Benjamin Sapp – Multi-agent Behavior Modeling for Autonomous Driving: Models, Representations, and Data
Abstract: In this talk we focus on behavior modeling for autonomous driving, which entails figuring out where multiple agents in the scene will go next. Such modeling is crucial for safe and efficient driving. We will go over our recent work in 3 key dimensions to this problem: models, representations and data. First, we present a new, scalable family of transformer-based deep learning models that achieve SOTA on public benchmarks. Second, we propose a new factored output representation that captures the joint probabilities of pairs of agents interacting, and show it significantly improves the consistency of agents' predicted futures. Last, we discuss the need for simulated data for planning, and present our behavior simulator that synthesizes scenarios that are both diverse and realistic.
Spotlight Talks
1. Can Foundation Models Perform Zero-Shot Task Specification For Robot Manipulation?

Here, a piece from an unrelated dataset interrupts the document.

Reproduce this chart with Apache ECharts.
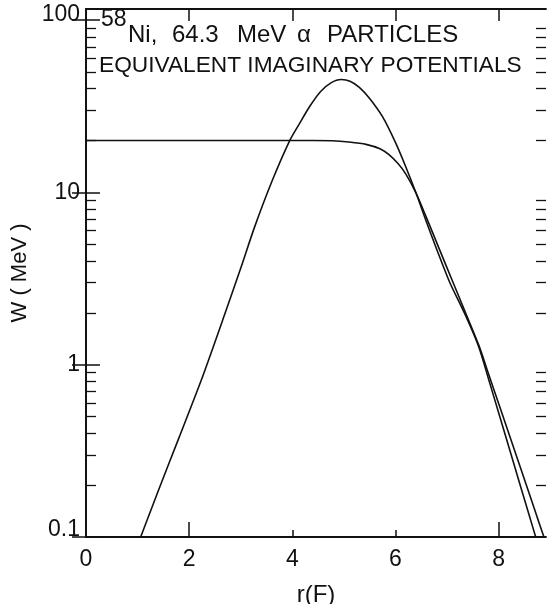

Authors: Yuchen Cui, Scott Niekum, Abhinav Gupta, Vikash Kumar, and Aravind Rajeswaran.
2. Challenges and Opportunities in Offline Reinforcement Learning from Visual Observations
Authors: Cong Lu, Philip J. Ball, Tim G. J. Rudner, Jack Parker-Holder, Michael A Osborne, and Yee Whye Teh.
3. How Far I'll Go: Offline Goal-Conditioned Reinforcement Learning vis f-Advantage Regression
Authors: Yecheng Jason Ma, Jason Yan, Dinesh Jayaraman, and Osbert Bastani.